This communication world of ours is changing at a faster pace than ever before, principally brought about by the emergence of the social world. People can share ideas, philosophies, likes and hates at lightning speed, and most organisations are ill-resourced to be able to match the speed of information dissemination and discussion.
Local councils are not immune from the virus of change, either. Maintaining relevancy to one’s local constituents can be difficult when those constituents change how they prefer to be communicated with. Councils must adapt to maintain relevancy and authority; engagement with the social world is one key strategy many future-thinking councils are adopting to achieve this.
Whether it be a presence on Facebook, a profile on Twitter or space on YouTube, leading councils are actively working with their local communities to build web content of value, online content appreciated by consumers of the council’s services and employees of the council charged with disseminating information as widely and as effectively as possible.
But behind the use of Facebook, or Twitter, or Google Plus, or LinkedIn, or any number of other online communication platforms lies the need to develop a strategy for online engagement. Yes, these new social tools can be just ‘rolled out’ and live-tested; after all, just under half of Australia has a Facebook profile and contribute regularly so it is tempting to think that everyone knows how to behave online. But sensible councils are putting in place frameworks for engagement so that staff across the entire organisation know what is expected of them and how to respond when issues arise. Additionally, these councils are planning their communications outreach so that co-ordinated activity across the entire organisation occurs, whether just one person handles online communication or the entire organisation can engage in the relevant conversations.
The risks of not embracing this new world
The risks that councils face in not embracing these new communication tools are many, ranging from decreased relevance to their local community through to failure to effectively engage with their stakeholders.
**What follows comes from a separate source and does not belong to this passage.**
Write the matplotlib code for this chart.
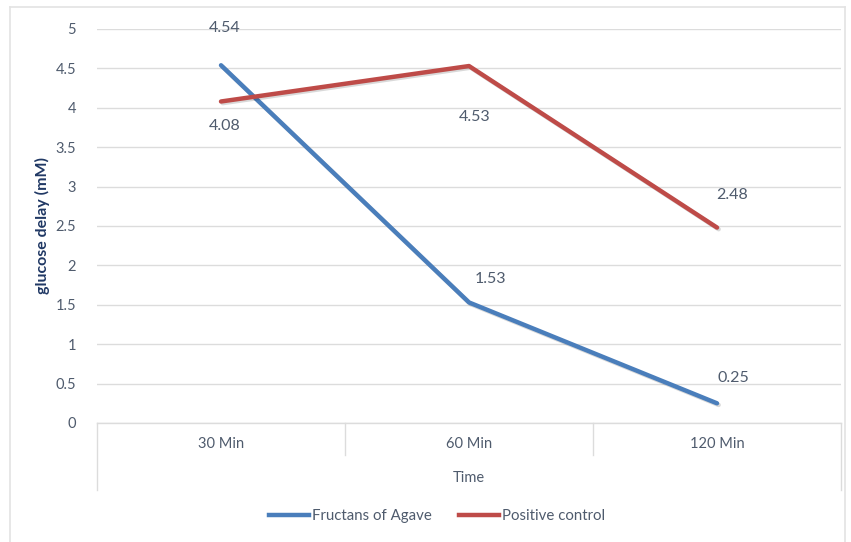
import matplotlib
matplotlib.use("Agg")
import matplotlib.pyplot as plt
import matplotlib.transforms as mtransforms
from matplotlib.lines import Line2D
import matplotlib.patheffects as pe

# Data
categories = ["30 Min", "60 Min", "120 Min"]
fructans = [4.54, 1.53, 0.25]
positive = [4.08, 4.53, 2.48]
yticks = [0, 0.5, 1, 1.5, 2, 2.5, 3, 3.5, 4, 4.5, 5]

# label offsets in pixels (dx, dy)
fructans_offsets = [(4, 37), (21, 23), (16, 25)]
positive_offsets = [(4, -25), (6, -51), (15, 33)]

BLUE = "#4A7EBB"
RED = "#BE4B48"
TXT = "#4F5B6D"
GRID = "#DCDCDC"

plt.rcParams["font.family"] = ["Lato", "DejaVu Sans"]

W, H = 851, 542
fig = plt.figure(figsize=(W / 100, H / 100), dpi=100)

# plot area in pixel coordinates
x0, x1 = 97, 841
ytop, ybot = 29, 423
ax = fig.add_axes([x0 / W, 1 - ybot / H, (x1 - x0) / W, (ybot - ytop) / H])

xs = list(range(len(categories)))
shadow = [pe.SimpleLineShadow(offset=(1.2, -1.2), alpha=0.15), pe.Normal()]
ax.plot(xs, fructans, color=BLUE, lw=3.2, solid_capstyle="round",
        solid_joinstyle="round", path_effects=shadow, zorder=3)
ax.plot(xs, positive, color=RED, lw=3.2, solid_capstyle="round",
        solid_joinstyle="round", path_effects=shadow, zorder=3)

for x, v, (dx, dy) in zip(xs, fructans, fructans_offsets):
    ax.annotate(f"{v:.2f}", (x, v), xytext=(dx, dy), textcoords="offset pixels",
                ha="center", va="center", fontsize=11.5, color=TXT)
for x, v, (dx, dy) in zip(xs, positive, positive_offsets):
    ax.annotate(f"{v:.2f}", (x, v), xytext=(dx, dy), textcoords="offset pixels",
                ha="center", va="center", fontsize=11.5, color=TXT)

ax.set_xlim(-0.5, len(categories) - 0.5)
ax.set_ylim(0, 5)
ax.set_yticks(yticks)
ax.set_yticklabels([f"{t:g}" for t in yticks])
ax.tick_params(axis="y", length=0, pad=15, labelsize=10.5, labelcolor=TXT)
ax.set_xticks([])
ax.grid(axis="y", color=GRID, lw=1)
ax.set_axisbelow(True)
for s in ax.spines.values():
    s.set_visible(False)

# category table under the plot
trans = mtransforms.blended_transform_factory(ax.transData, ax.transAxes)
hgt = ybot - ytop
outer_bottom = -(490 - ybot) / hgt
inner_bottom = -(455 - ybot) / hgt
ax.plot([-0.5, len(categories) - 0.5], [0, 0], transform=trans, color=GRID,
        lw=1, clip_on=False)
for xb in (-0.5, len(categories) - 0.5):
    ax.plot([xb, xb], [0, outer_bottom], transform=trans, color=GRID, lw=1,
            clip_on=False)
for xb in [i + 0.5 for i in range(len(categories) - 1)]:
    ax.plot([xb, xb], [0, inner_bottom], transform=trans, color=GRID, lw=1,
            clip_on=False)
for x, c in zip(xs, categories):
    ax.text(x, -(444 - ybot) / hgt, c, transform=trans, ha="center",
            va="center", fontsize=10.5, color=TXT)
ax.text(0.5, -(478 - ybot) / hgt, "Time", transform=ax.transAxes,
        ha="center", va="center", fontsize=10.5, color=TXT)

ax.set_ylabel("glucose delay (mM)", fontsize=11.5, fontweight="bold",
              color="#203864", va="center")
ax.yaxis.set_label_coords(42 / W, 0.5, transform=mtransforms.blended_transform_factory(
    fig.transFigure, ax.transAxes))

# legend
handles = [Line2D([], [], color=BLUE, lw=3.2), Line2D([], [], color=RED, lw=3.2)]
fig.legend(handles, ["Fructans of Agave", "Positive control"], loc="center",
           bbox_to_anchor=(437 / W, 1 - 516 / H), ncol=2, frameon=False,
           fontsize=10.8, labelcolor=TXT, handlelength=2.7,
           handletextpad=0.2, columnspacing=1.8)

# chart frame
frame_kw = dict(color="#E3E3E3", lw=1.2, transform=fig.transFigure)
fig.add_artist(Line2D([10 / W, 10 / W], [0, 1 - 7 / H], **frame_kw))
fig.add_artist(Line2D([10 / W, 845 / W], [1 - 7 / H, 1 - 7 / H], **frame_kw))
fig.add_artist(Line2D([845 / W, 845 / W], [0, 1 - 7 / H], **frame_kw))

fig.savefig("out.png", dpi=100)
Alongside those two risks are others such as decreased employee engagement, decreased reputation amongst the local business and consumer communities, and increased staff turnover as employees vote about their employer’s diminishing reputation with their feet.
Embracing the new communication tools in a sensible, strategic way can bring many benefits:
- Enhanced reputation as a ‘leader’ within the local community;
- Greater ‘Employer of Choice’ opportunities, allowing the council to attract and retain the brightest and best of their community’s young minds;
- Greater reach of its messages;
- Reduced cost of communication;
- An opportunity to put its point of view across when turmoil and conflict arise in the social world;
- Increased relevancy within the community; and
- Greater ability to be able to influence and have a voice within the conversations that take place online about the council and the areas that the council reaches.
It’s no wonder that smart councils are working with communication experts to determine how best to enter into and maintain relevancy within the new online social world.
Will your council enter this new communication world with confidence or with trepidation? Because you will enter it at some stage, make no doubt. It makes sense to plan your entrance into the social world, doesn’t it?